* _INSTRUCTION_:
Send back the records in full, character for character.

# Start of INFORMATION GIVEN

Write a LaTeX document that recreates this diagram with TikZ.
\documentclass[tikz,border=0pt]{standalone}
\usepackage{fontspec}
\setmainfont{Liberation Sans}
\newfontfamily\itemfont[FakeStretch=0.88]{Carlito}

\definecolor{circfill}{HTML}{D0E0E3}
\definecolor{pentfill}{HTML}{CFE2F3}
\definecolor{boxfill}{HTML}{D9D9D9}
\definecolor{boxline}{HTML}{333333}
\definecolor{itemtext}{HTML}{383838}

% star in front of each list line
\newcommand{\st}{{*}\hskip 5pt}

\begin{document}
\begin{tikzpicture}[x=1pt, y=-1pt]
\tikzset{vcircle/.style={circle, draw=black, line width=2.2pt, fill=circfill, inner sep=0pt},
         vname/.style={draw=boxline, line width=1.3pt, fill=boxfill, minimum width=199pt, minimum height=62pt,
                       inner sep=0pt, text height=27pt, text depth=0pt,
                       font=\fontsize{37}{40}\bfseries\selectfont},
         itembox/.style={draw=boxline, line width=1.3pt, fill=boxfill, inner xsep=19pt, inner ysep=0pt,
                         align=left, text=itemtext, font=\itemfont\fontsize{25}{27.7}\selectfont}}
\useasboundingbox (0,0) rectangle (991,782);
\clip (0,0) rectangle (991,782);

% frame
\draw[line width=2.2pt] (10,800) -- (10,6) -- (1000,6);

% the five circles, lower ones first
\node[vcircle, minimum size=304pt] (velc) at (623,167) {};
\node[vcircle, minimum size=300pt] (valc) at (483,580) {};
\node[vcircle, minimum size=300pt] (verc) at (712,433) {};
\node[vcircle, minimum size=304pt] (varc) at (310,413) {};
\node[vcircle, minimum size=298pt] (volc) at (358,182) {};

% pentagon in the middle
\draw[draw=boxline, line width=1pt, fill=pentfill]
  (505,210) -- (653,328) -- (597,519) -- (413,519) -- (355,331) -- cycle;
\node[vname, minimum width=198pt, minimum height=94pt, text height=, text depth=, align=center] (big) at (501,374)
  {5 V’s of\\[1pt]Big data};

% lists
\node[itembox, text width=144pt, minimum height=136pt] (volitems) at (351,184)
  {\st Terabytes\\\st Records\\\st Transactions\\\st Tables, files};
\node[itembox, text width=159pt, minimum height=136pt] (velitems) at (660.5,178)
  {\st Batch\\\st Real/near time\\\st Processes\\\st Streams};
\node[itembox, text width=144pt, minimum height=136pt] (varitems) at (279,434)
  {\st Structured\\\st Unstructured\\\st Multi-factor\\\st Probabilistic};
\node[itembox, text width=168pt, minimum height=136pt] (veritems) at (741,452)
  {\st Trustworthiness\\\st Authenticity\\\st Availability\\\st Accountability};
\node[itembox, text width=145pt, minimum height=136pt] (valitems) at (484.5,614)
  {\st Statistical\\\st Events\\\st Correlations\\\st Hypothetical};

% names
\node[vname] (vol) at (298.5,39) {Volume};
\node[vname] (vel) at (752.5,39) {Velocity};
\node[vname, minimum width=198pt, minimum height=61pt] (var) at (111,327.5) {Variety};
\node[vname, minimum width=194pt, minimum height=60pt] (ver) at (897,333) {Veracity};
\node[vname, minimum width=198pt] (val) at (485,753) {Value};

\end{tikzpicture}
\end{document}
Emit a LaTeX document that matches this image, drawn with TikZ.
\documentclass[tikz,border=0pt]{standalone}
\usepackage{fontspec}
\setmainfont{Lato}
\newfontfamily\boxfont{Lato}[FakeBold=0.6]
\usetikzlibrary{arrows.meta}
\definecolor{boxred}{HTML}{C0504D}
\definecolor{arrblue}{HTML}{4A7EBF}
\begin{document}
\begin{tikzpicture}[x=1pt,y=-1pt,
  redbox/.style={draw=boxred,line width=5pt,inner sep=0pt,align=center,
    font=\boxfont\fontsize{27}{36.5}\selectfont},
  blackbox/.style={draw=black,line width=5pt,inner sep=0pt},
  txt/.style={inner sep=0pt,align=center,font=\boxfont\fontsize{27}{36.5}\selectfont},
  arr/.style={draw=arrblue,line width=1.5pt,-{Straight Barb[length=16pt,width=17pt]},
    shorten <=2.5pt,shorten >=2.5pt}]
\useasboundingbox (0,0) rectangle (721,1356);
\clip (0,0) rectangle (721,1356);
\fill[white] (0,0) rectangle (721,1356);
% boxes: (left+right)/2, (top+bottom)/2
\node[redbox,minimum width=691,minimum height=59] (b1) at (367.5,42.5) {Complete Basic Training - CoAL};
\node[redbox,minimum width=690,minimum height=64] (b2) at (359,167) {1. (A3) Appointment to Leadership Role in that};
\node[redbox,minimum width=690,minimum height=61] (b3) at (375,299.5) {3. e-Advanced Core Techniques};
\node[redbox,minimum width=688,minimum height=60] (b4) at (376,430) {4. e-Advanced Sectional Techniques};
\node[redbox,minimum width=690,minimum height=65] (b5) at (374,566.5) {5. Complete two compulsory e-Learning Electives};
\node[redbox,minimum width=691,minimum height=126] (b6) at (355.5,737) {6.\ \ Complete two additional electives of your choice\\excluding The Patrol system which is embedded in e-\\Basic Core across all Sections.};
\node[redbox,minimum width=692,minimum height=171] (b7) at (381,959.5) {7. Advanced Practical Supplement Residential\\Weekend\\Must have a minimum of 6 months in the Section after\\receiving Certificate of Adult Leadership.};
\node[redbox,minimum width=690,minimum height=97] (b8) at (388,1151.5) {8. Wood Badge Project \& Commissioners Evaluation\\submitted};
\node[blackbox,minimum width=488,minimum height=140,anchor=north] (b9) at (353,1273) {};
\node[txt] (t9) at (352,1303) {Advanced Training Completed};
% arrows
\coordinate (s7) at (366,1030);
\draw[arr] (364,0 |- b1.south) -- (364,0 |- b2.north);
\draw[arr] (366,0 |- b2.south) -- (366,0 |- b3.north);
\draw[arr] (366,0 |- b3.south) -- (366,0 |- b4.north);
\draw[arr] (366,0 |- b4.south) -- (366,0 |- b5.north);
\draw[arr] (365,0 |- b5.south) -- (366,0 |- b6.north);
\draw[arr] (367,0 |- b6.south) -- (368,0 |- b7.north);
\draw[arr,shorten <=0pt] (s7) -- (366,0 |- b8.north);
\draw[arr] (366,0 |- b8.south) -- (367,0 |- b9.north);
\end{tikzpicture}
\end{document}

# End of INFORMATION GIVEN

* _TASK OUTPUT_:
Write a LaTeX document that recreates this diagram with TikZ.
\documentclass[tikz,border=0pt]{standalone}
\usepackage{fontspec}
\setmainfont{Liberation Sans}
\newfontfamily\itemfont[FakeStretch=0.88]{Carlito}

\definecolor{circfill}{HTML}{D0E0E3}
\definecolor{pentfill}{HTML}{CFE2F3}
\definecolor{boxfill}{HTML}{D9D9D9}
\definecolor{boxline}{HTML}{333333}
\definecolor{itemtext}{HTML}{383838}

% star in front of each list line
\newcommand{\st}{{*}\hskip 5pt}

\begin{document}
\begin{tikzpicture}[x=1pt, y=-1pt]
\tikzset{vcircle/.style={circle, draw=black, line width=2.2pt, fill=circfill, inner sep=0pt},
         vname/.style={draw=boxline, line width=1.3pt, fill=boxfill, minimum width=199pt, minimum height=62pt,
                       inner sep=0pt, text height=27pt, text depth=0pt,
                       font=\fontsize{37}{40}\bfseries\selectfont},
         itembox/.style={draw=boxline, line width=1.3pt, fill=boxfill, inner xsep=19pt, inner ysep=0pt,
                         align=left, text=itemtext, font=\itemfont\fontsize{25}{27.7}\selectfont}}
\useasboundingbox (0,0) rectangle (991,782);
\clip (0,0) rectangle (991,782);

% frame
\draw[line width=2.2pt] (10,800) -- (10,6) -- (1000,6);

% the five circles, lower ones first
\node[vcircle, minimum size=304pt] (velc) at (623,167) {};
\node[vcircle, minimum size=300pt] (valc) at (483,580) {};
\node[vcircle, minimum size=300pt] (verc) at (712,433) {};
\node[vcircle, minimum size=304pt] (varc) at (310,413) {};
\node[vcircle, minimum size=298pt] (volc) at (358,182) {};

% pentagon in the middle
\draw[draw=boxline, line width=1pt, fill=pentfill]
  (505,210) -- (653,328) -- (597,519) -- (413,519) -- (355,331) -- cycle;
\node[vname, minimum width=198pt, minimum height=94pt, text height=, text depth=, align=center] (big) at (501,374)
  {5 V’s of\\[1pt]Big data};

% lists
\node[itembox, text width=144pt, minimum height=136pt] (volitems) at (351,184)
  {\st Terabytes\\\st Records\\\st Transactions\\\st Tables, files};
\node[itembox, text width=159pt, minimum height=136pt] (velitems) at (660.5,178)
  {\st Batch\\\st Real/near time\\\st Processes\\\st Streams};
\node[itembox, text width=144pt, minimum height=136pt] (varitems) at (279,434)
  {\st Structured\\\st Unstructured\\\st Multi-factor\\\st Probabilistic};
\node[itembox, text width=168pt, minimum height=136pt] (veritems) at (741,452)
  {\st Trustworthiness\\\st Authenticity\\\st Availability\\\st Accountability};
\node[itembox, text width=145pt, minimum height=136pt] (valitems) at (484.5,614)
  {\st Statistical\\\st Events\\\st Correlations\\\st Hypothetical};

% names
\node[vname] (vol) at (298.5,39) {Volume};
\node[vname] (vel) at (752.5,39) {Velocity};
\node[vname, minimum width=198pt, minimum height=61pt] (var) at (111,327.5) {Variety};
\node[vname, minimum width=194pt, minimum height=60pt] (ver) at (897,333) {Veracity};
\node[vname, minimum width=198pt] (val) at (485,753) {Value};

\end{tikzpicture}
\end{document}
Emit a LaTeX document that matches this image, drawn with TikZ.
\documentclass[tikz,border=0pt]{standalone}
\usepackage{fontspec}
\setmainfont{Lato}
\newfontfamily\boxfont{Lato}[FakeBold=0.6]
\usetikzlibrary{arrows.meta}
\definecolor{boxred}{HTML}{C0504D}
\definecolor{arrblue}{HTML}{4A7EBF}
\begin{document}
\begin{tikzpicture}[x=1pt,y=-1pt,
  redbox/.style={draw=boxred,line width=5pt,inner sep=0pt,align=center,
    font=\boxfont\fontsize{27}{36.5}\selectfont},
  blackbox/.style={draw=black,line width=5pt,inner sep=0pt},
  txt/.style={inner sep=0pt,align=center,font=\boxfont\fontsize{27}{36.5}\selectfont},
  arr/.style={draw=arrblue,line width=1.5pt,-{Straight Barb[length=16pt,width=17pt]},
    shorten <=2.5pt,shorten >=2.5pt}]
\useasboundingbox (0,0) rectangle (721,1356);
\clip (0,0) rectangle (721,1356);
\fill[white] (0,0) rectangle (721,1356);
% boxes: (left+right)/2, (top+bottom)/2
\node[redbox,minimum width=691,minimum height=59] (b1) at (367.5,42.5) {Complete Basic Training - CoAL};
\node[redbox,minimum width=690,minimum height=64] (b2) at (359,167) {1. (A3) Appointment to Leadership Role in that};
\node[redbox,minimum width=690,minimum height=61] (b3) at (375,299.5) {3. e-Advanced Core Techniques};
\node[redbox,minimum width=688,minimum height=60] (b4) at (376,430) {4. e-Advanced Sectional Techniques};
\node[redbox,minimum width=690,minimum height=65] (b5) at (374,566.5) {5. Complete two compulsory e-Learning Electives};
\node[redbox,minimum width=691,minimum height=126] (b6) at (355.5,737) {6.\ \ Complete two additional electives of your choice\\excluding The Patrol system which is embedded in e-\\Basic Core across all Sections.};
\node[redbox,minimum width=692,minimum height=171] (b7) at (381,959.5) {7. Advanced Practical Supplement Residential\\Weekend\\Must have a minimum of 6 months in the Section after\\receiving Certificate of Adult Leadership.};
\node[redbox,minimum width=690,minimum height=97] (b8) at (388,1151.5) {8. Wood Badge Project \& Commissioners Evaluation\\submitted};
\node[blackbox,minimum width=488,minimum height=140,anchor=north] (b9) at (353,1273) {};
\node[txt] (t9) at (352,1303) {Advanced Training Completed};
% arrows
\coordinate (s7) at (366,1030);
\draw[arr] (364,0 |- b1.south) -- (364,0 |- b2.north);
\draw[arr] (366,0 |- b2.south) -- (366,0 |- b3.north);
\draw[arr] (366,0 |- b3.south) -- (366,0 |- b4.north);
\draw[arr] (366,0 |- b4.south) -- (366,0 |- b5.north);
\draw[arr] (365,0 |- b5.south) -- (366,0 |- b6.north);
\draw[arr] (367,0 |- b6.south) -- (368,0 |- b7.north);
\draw[arr,shorten <=0pt] (s7) -- (366,0 |- b8.north);
\draw[arr] (366,0 |- b8.south) -- (367,0 |- b9.north);
\end{tikzpicture}
\end{document}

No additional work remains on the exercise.